I once wrote a letter to my hero, hoping to get one back. This was early in 1976, and I'd recently taken my first newspaper job. William F. Buckley Jr., who was willing to challenge liberal orthodoxy and defend traditional norms like no one else, was as famous as I was obscure, and I could think of no good reason he would actually write back. He was, after all, the most prolific writer around, and he did his weekly Firing Line show and all the speeches, and then there was the skiing in Switzerland, the transatlantic sailing, and more.

But the busy Buckley-"Dictated in Switzerland, Transcribed in New York," it said atop the page-wrote back. He answered a question I'd asked him about Albert Jay Nock, ending with this: "By the way, I own the holograph of Jefferson," Nock's biography of Thomas Jefferson. That "by the way" sentence served to invite me into my hero's company: The two of us could discuss Nock and maybe other writers and ideas.

But it was the next sentence that bowled me over: "That was a splendid essay you did on C.S. Lewis." It had appeared eight months earlier in the old Alternative, soon to be renamed the American Spectator, and it was my first magazine piece ever. That Buckley could remember it at all astonished me. That he liked it was a huge encouragement to someone toiling in the newspaper equivalent of low-A ball.

What I didn't understand then was that my hero had an unusual gift for friendship. I began to see that two months later when I went to a lecture he gave at High Point College in North Carolina. Afterwards a large crowd gathered around him. I got just close enough to introduce myself. I thought that would be that. But Buckley greeted me as though we'd known each other for years and began walking me out, asking whether I'd like to get something to eat. The crowd parted before the two of us like the Red Sea.

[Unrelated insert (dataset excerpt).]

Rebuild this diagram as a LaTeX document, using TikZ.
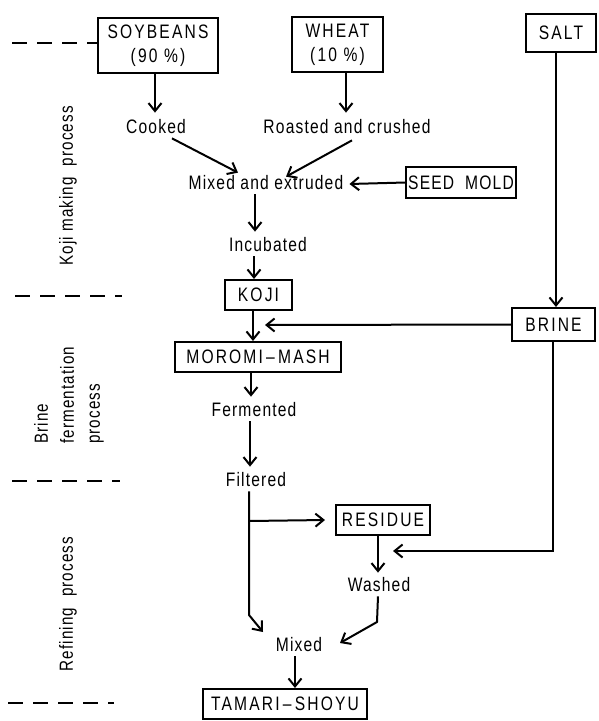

Later that year the Democrats were to hold their convention in New York. I wrote Bill that I'd be up to cover it. He responded that since I hadn't said where I'd be staying, he'd try calling my newspaper to find out, as he wanted "to see if you can join us for dinner." The thought of Bill Buckley calling my paper to find out where I was staying in New York was amazing. But that was Bill. He'd go to such lengths. As it happened, I managed to reach him. And to make it to his home for dinner.

A year later I was in San Diego working for the morning newspaper. Bill was to lecture at a local college, and I wrote to say I was looking forward to the event. In reply, remembering that I'd told him I recognized his High Point speech as one previously published in the Alternative, he told me he might give that old speech and didn't want me to have to sit through it again. "If I see you in that front row, I shall cut either my throat or yours. Possibly yours, since otherwise"-flashing his characteristic wit-"I would not get my fee."

Bill invited me to drop by his hotel at 5:30 P.M. on the day of the speech. I watched him compose his column in maybe 20 minutes. Then we ordered from room service. It wasn't necessary to cut either throat, as I had to go back to work right before he was due to go speak. I left struck by the fact that he'd not thought about his speech in the two hours before he was to give it.

I think Bill's days somehow went longer than 24 hours. They had to, to accommodate his innumerable friendships. I remember the time I checked into a room in Norfolk late one night and heard a voice in the hall that could have belonged only to one man. Surely not, I thought, too coincidental. But stepping outside my door, I saw that the man entering his room with a huge bag in each hand was indeed Bill Buckley. It was too late for a visit. But Bill invited me in and dialed up room service.

The times I saw Bill were infrequent. But he overcame distance with notes and letters. Many of his friends-and they ran across the political spectrum-knew him as I did from afar, through the mail. And in my case, and doubtless others, he often had something generous to say. Once he observed that a review I'd written of one of his collections was "simply the best" he had ever received. I like to think he wasn't joking.

Bill's legacy is found all over politics and the media today. But he was critically important for those of us who came up in the fevered sixties and then had to endure the seventies, for he helped us make our way athwart history to the better time of the Reagan years. For us, he'll always remain a hero, and for many, too, he'll remain in memory an abiding friend.